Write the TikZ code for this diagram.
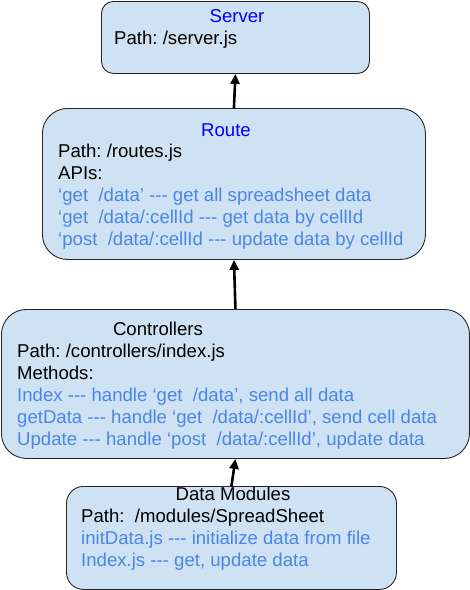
\documentclass[tikz,border=0pt]{standalone}
\usepackage{fontspec}
\setmainfont{Liberation Sans}[Ligatures=TeXOff]
\usetikzlibrary{arrows.meta}
\definecolor{boxfill}{HTML}{CFE2F3}
\definecolor{apiblue}{HTML}{4A86E8}
\definecolor{titleblue}{HTML}{0000FF}
\frenchspacing

\begin{document}
\begin{tikzpicture}[x=1pt, y=-1pt, layer/.style={draw=black!85, fill=boxfill, line width=0.9pt, anchor=north west, inner sep=0pt}, txt/.style={anchor=base west, inner sep=0pt, font=\fontsize{18.6}{22}\selectfont\frenchspacing}, ttl/.style={txt, anchor=base}, api/.style={txt, text=apiblue}, arr/.style={-{Triangle[length=10pt,width=9pt]}, line width=2.6pt}]
\useasboundingbox (0,0) rectangle (470,590);
% boxes
\node[layer, minimum width=268pt, minimum height=72pt, rounded corners=12pt] (server) at (101,1) {};
\node[layer, minimum width=383pt, minimum height=151pt, rounded corners=25pt] (route) at (42,108) {};
\node[layer, minimum width=468pt, minimum height=149pt, rounded corners=25pt] (ctl) at (1,309) {};
\node[layer, minimum width=330pt, minimum height=103pt, rounded corners=17pt] (data) at (66,486) {};
% arrows
\draw[arr] (route.north) -- (server.south);
\draw[arr] (ctl.north) -- (route.south);
\draw[arr] (data.north) -- (ctl.south);
% server
\node[ttl, text=titleblue] (server-t) at (237,22) {Server};
\node[txt] (server-p) at (114,44) {Path: /server.js};
% route
\node[ttl, text=titleblue] (route-t) at (226,136) {Route};
\foreach \t [count=\i] in {Path: /routes.js, APIs:}
  \node[txt] (route-p\i) at (58,135+22*\i) {\t};
\foreach \t [count=\i] in {‘get\ \ /data’ --- get all spreadsheet data, ‘get\ \ /data/:cellId --- get data by cellId, ‘post\ \ /data/:cellId --- update data by cellId}
  \node[api] (route-a\i) at (58,179+22*\i) {\t};
% controllers
\node[ttl] (ctl-t) at (158,335) {Controllers};
\foreach \t [count=\i] in {Path: /controllers/index.js, Methods:}
  \node[txt] (ctl-p\i) at (17,335+22*\i) {\t};
\foreach \t [count=\i] in {{Index --- handle ‘get\ \ /data’, send all data}, {getData --- handle ‘get\ \ /data/:cellId’, send cell data}, {Update --- handle ‘post\ \ /data/:cellId’, update data}}
  \node[api] (ctl-a\i) at (17,379+22*\i) {\t};
% data modules
\node[ttl] (data-t) at (233,500) {Data Modules};
\node[txt] (data-p) at (81,522) {Path:\ \ /modules/SpreadSheet};
\foreach \t [count=\i] in {initData.js --- initialize data from file, {Index.js --- get, update data}}
  \node[api] (data-a\i) at (81,522+22*\i) {\t};
\end{tikzpicture}
\end{document}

================

■ Task ■
Quote the data exactly, leaving every image out of the copy.

■ Answer to this exercise ■
Write the TikZ code for this diagram.
\documentclass[tikz,border=0pt]{standalone}
\usepackage{fontspec}
\setmainfont{Liberation Sans}[Ligatures=TeXOff]
\usetikzlibrary{arrows.meta}
\definecolor{boxfill}{HTML}{CFE2F3}
\definecolor{apiblue}{HTML}{4A86E8}
\definecolor{titleblue}{HTML}{0000FF}
\frenchspacing

\begin{document}
\begin{tikzpicture}[x=1pt, y=-1pt, layer/.style={draw=black!85, fill=boxfill, line width=0.9pt, anchor=north west, inner sep=0pt}, txt/.style={anchor=base west, inner sep=0pt, font=\fontsize{18.6}{22}\selectfont\frenchspacing}, ttl/.style={txt, anchor=base}, api/.style={txt, text=apiblue}, arr/.style={-{Triangle[length=10pt,width=9pt]}, line width=2.6pt}]
\useasboundingbox (0,0) rectangle (470,590);
% boxes
\node[layer, minimum width=268pt, minimum height=72pt, rounded corners=12pt] (server) at (101,1) {};
\node[layer, minimum width=383pt, minimum height=151pt, rounded corners=25pt] (route) at (42,108) {};
\node[layer, minimum width=468pt, minimum height=149pt, rounded corners=25pt] (ctl) at (1,309) {};
\node[layer, minimum width=330pt, minimum height=103pt, rounded corners=17pt] (data) at (66,486) {};
% arrows
\draw[arr] (route.north) -- (server.south);
\draw[arr] (ctl.north) -- (route.south);
\draw[arr] (data.north) -- (ctl.south);
% server
\node[ttl, text=titleblue] (server-t) at (237,22) {Server};
\node[txt] (server-p) at (114,44) {Path: /server.js};
% route
\node[ttl, text=titleblue] (route-t) at (226,136) {Route};
\foreach \t [count=\i] in {Path: /routes.js, APIs:}
  \node[txt] (route-p\i) at (58,135+22*\i) {\t};
\foreach \t [count=\i] in {‘get\ \ /data’ --- get all spreadsheet data, ‘get\ \ /data/:cellId --- get data by cellId, ‘post\ \ /data/:cellId --- update data by cellId}
  \node[api] (route-a\i) at (58,179+22*\i) {\t};
% controllers
\node[ttl] (ctl-t) at (158,335) {Controllers};
\foreach \t [count=\i] in {Path: /controllers/index.js, Methods:}
  \node[txt] (ctl-p\i) at (17,335+22*\i) {\t};
\foreach \t [count=\i] in {{Index --- handle ‘get\ \ /data’, send all data}, {getData --- handle ‘get\ \ /data/:cellId’, send cell data}, {Update --- handle ‘post\ \ /data/:cellId’, update data}}
  \node[api] (ctl-a\i) at (17,379+22*\i) {\t};
% data modules
\node[ttl] (data-t) at (233,500) {Data Modules};
\node[txt] (data-p) at (81,522) {Path:\ \ /modules/SpreadSheet};
\foreach \t [count=\i] in {initData.js --- initialize data from file, {Index.js --- get, update data}}
  \node[api] (data-a\i) at (81,522+22*\i) {\t};
\end{tikzpicture}
\end{document}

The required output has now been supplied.